Sewaktu aku sibuk berpikir, ponselku berderin. Seorang gadis bersuara di sebrang sana, dan aku mengenal siapa pemilik suara itu. "Sudah kamu terima paketnya?"

"Hah?" untuk sepersekian detik aku tak mengerti apa maksudnya. Sepersekian detik selanjutnya, aku paham, betul-betul paham apa yang ia maksud. "Oh, jadi kamu si pengirim paket misterius ini?"

Kudengar beberapa gadis cekikikan di belakang suaranya. 

"Iya, kita yang mengirim teh gelas itu." katanya lalu menyebut temannya yang juga dekat denganku. "Kita membuatnya supaya terlihat seperti paket nyasar ke asrama putri, lalu kita kirim ke tukang becak." mereka cekikikan lagi, dan aku, dengan rasa terkejutku, tak tahu harus berkata pada pada kelakuan aneh mereka.

Sebelum si Lia menutup telepon, ia dan dua temannya secara bersamaan mengucapkan, "Selamat ulang tahun yang ke 18, Arief!"
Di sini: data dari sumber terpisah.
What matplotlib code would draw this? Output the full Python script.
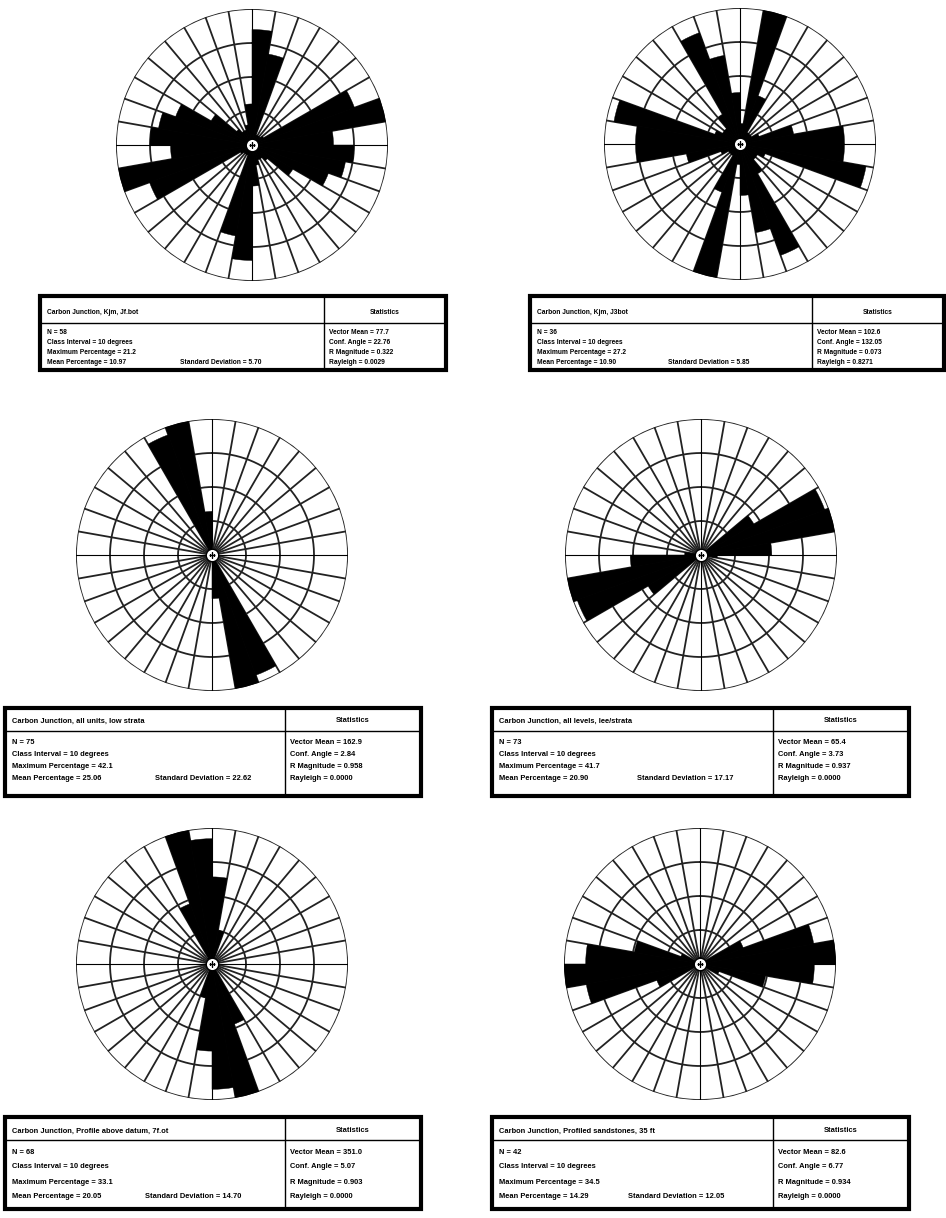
import numpy as np
import matplotlib
matplotlib.use("Agg")
import matplotlib.pyplot as plt

# ---- data: percentage per 10-degree class, 0-180 (axial data, mirrored to 180-360)
bins_deg = list(range(0, 180, 10))

rose_pct = [
    [18.0, 14.4, 1.7, 1.7, 1.7, 2.1, 17.0, 21.2, 12.7, 15.9, 14.8, 12.7, 7.4, 3.2, 2.5, 2.5, 3.2, 6.4],
    [4.1, 27.2, 10.3, 2.7, 2.7, 2.7, 4.1, 10.9, 20.9, 20.9, 25.6, 5.4, 4.1, 4.1, 6.8, 23.7, 18.0, 10.3],
    [0, 0, 0, 0, 0, 0, 0, 0, 0, 0, 0, 0, 0, 0, 2.0, 39.6, 42.1, 13.5],
    [0, 0, 0, 0, 0, 18.8, 40.4, 41.7, 21.7, 5.0, 0, 0, 0, 0, 0, 0, 0, 0],
    [21.2, 8.3, 0, 0, 0, 0, 0, 0, 0, 0, 0, 0, 0, 0, 1.7, 15.6, 33.1, 30.5],
    [1.7, 0, 0, 0, 0, 0, 11.7, 29.3, 34.5, 29.0, 16.9, 5.2, 0, 0, 0, 0, 0, 1.7],
]

titles = [
    "Carbon Junction, Kjm, Jf.bot",
    "Carbon Junction, Kjm, J3bot",
    "Carbon Junction, all units, low strata",
    "Carbon Junction, all levels, lee/strata",
    "Carbon Junction, Profile above datum, 7f.ot",
    "Carbon Junction, Profiled sandstones, 35 ft",
]
n_values = [58, 36, 75, 73, 68, 42]
class_interval = [10, 10, 10, 10, 10, 10]
max_pct = [21.2, 27.2, 42.1, 41.7, 33.1, 34.5]
mean_pct = ["10.97", "10.90", "25.06", "20.90", "20.05", "14.29"]
std_dev = ["5.70", "5.85", "22.62", "17.17", "14.70", "12.05"]
vector_mean = ["77.7", "102.6", "162.9", "65.4", "351.0", "82.6"]
conf_angle = ["22.76", "132.05", "2.84", "3.73", "5.07", "6.77"]
r_magnitude = ["0.322", "0.073", "0.958", "0.937", "0.903", "0.934"]
rayleigh = ["0.0029", "0.8271", "0.0000", "0.0000", "0.0000", "0.0000"]

# ---- layout (pixels)
W, H = 946, 1218
rose_centers = [(252, 145), (740, 144), (212, 555), (701, 555), (212, 964), (700, 964)]
rose_radius = 136

# box: left, top, right, bottom, divider, header y, header line y, row ys, std-dev x, fontsize
boxes = [
    (40, 296, 446, 370, 324, 312, 323, [333, 343, 352, 362], 180, 4.8),
    (530, 296, 944, 370, 812, 312, 323, [333, 343, 352, 362], 668, 4.8),
    (5, 708, 421, 796, 285, 721, 731, [743, 755, 767, 779], 155, 5.4),
    (492, 708, 909, 796, 773, 721, 731, [743, 755, 767, 779], 637, 5.4),
    (5, 1117, 421, 1209, 285, 1131, 1140, [1152, 1167, 1182, 1197], 145, 5.4),
    (492, 1117, 909, 1209, 773, 1131, 1140, [1152, 1167, 1182, 1197], 628, 5.4),
]

plt.rcParams['font.family'] = ['Liberation Sans', 'DejaVu Sans']

fig = plt.figure(figsize=(W / 100, H / 100), dpi=100)
fig.patch.set_facecolor('white')

grid_col = '#222222'


def draw_rose(idx):
    cx, cy = rose_centers[idx]
    R = rose_radius
    ax = fig.add_axes([(cx - R) / W, 1 - (cy + R) / H, 2 * R / W, 2 * R / H],
                      projection='polar')
    ax.set_theta_zero_location('N')
    ax.set_theta_direction(-1)
    rmax = max_pct[idx]
    ax.set_ylim(0, rmax)
    ax.set_xticks([])
    ax.set_yticks([])
    ax.grid(False)
    ax.spines['polar'].set_visible(False)
    ax.set_facecolor('white')

    # rings and spokes
    th = np.linspace(0, 2 * np.pi, 400)
    for frac in (0.25, 0.5, 0.75, 1.0):
        ax.plot(th, np.full_like(th, frac * rmax), color=grid_col, lw=1.3, zorder=1)
    for d in range(0, 360, 10):
        t = np.deg2rad(d)
        if d % 90 == 0:
            ax.plot([t, t], [0, rmax], color='black', lw=0.8, zorder=1)
        else:
            ax.plot([t, t], [0.03 * rmax, rmax], color=grid_col, lw=1.3, zorder=1)

    # petals (mirrored for axial data)
    vals = np.array(rose_pct[idx], dtype=float)
    starts = np.deg2rad(np.array(bins_deg + [b + 180 for b in bins_deg], dtype=float))
    heights = np.concatenate([vals, vals])
    ax.bar(starts, heights, width=np.deg2rad(10), align='edge', bottom=0,
           color='black', edgecolor='black', linewidth=0.3, zorder=2)

    # centre mark
    ax.plot(0, 0, 'o', ms=9, mfc='white', mec='black', mew=1.0, zorder=4)
    ax.plot(0, 0, '+', ms=5, color='black', mew=1.0, zorder=5)


for i in range(6):
    draw_rose(i)

# overlay for statistics tables
ov = fig.add_axes([0, 0, 1, 1])
ov.set_xlim(0, W)
ov.set_ylim(H, 0)
ov.axis('off')

for i, (L, T, Rr, B, D, hy, hl, rows, sx, fs) in enumerate(boxes):
    ov.add_patch(plt.Rectangle((L, T), Rr - L, B - T, fill=False, ec='black', lw=3.0))
    ov.plot([L, Rr], [hl, hl], color='black', lw=1.0)
    ov.plot([D, D], [T, B], color='black', lw=1.0)
    kw = dict(fontsize=fs, fontweight='bold', va='center', color='black')
    ov.text(L + 7, hy, titles[i], ha='left', **kw)
    ov.text((D + Rr) / 2, hy, "Statistics", ha='center', **kw)
    left_lines = [f"N = {n_values[i]}",
                  f"Class Interval = {class_interval[i]} degrees",
                  f"Maximum Percentage = {max_pct[i]}",
                  f"Mean Percentage = {mean_pct[i]}"]
    right_lines = [f"Vector Mean = {vector_mean[i]}",
                   f"Conf. Angle = {conf_angle[i]}",
                   f"R Magnitude = {r_magnitude[i]}",
                   f"Rayleigh = {rayleigh[i]}"]
    for y, a, b in zip(rows, left_lines, right_lines):
        ov.text(L + 7, y, a, ha='left', **kw)
        ov.text(D + 5, y, b, ha='left', **kw)
    ov.text(sx, rows[3], f"Standard Deviation = {std_dev[i]}", ha='left', **kw)

fig.savefig('out.png', dpi=100, facecolor='white')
Itulah, Kaum Puyenk, hadiah ulang tahun pertama dalam hidupku adalah... sekardus Teh Gelas.

Tahun 2011
Pada tahun ini, aku sudah tinggal di Malang, tepatnya Malang coret kecamatan Singosari. Di sana, aku memperdalam dan memantapkan ilmu selama setahun. Bukan ilmu kanuragan, bukan ilmu ninja. Tapi ilmu menghafal tanpa diajari ilmu melupakan. Masih menjadi misteri mengapa 'melupakan' tidak pernah dijadikan salah satu bidang ilmu. Akibatnya, banyak abege labil, anak muda, dan orang-orang yang patah hati tak mampu melupakan kenangan mereka dengan pasangannya. Aku berencana mengusulkan ini pada Kementrian Pendidikan dan Kebudayaan, demi kesejahteraan anak muda ke depannya.

Di desa Randu Agung Singosari, aku dekat dengan seorang gadis desa. Aku bahkan menjalani sebuah hubungan dengannya selama... satu minggu. Jangan tanyakan kenapa hanya satu minggu. JANGAN TANYAKAN! AKU TIDAK MEMILIKI ILMU MELUPAKAN!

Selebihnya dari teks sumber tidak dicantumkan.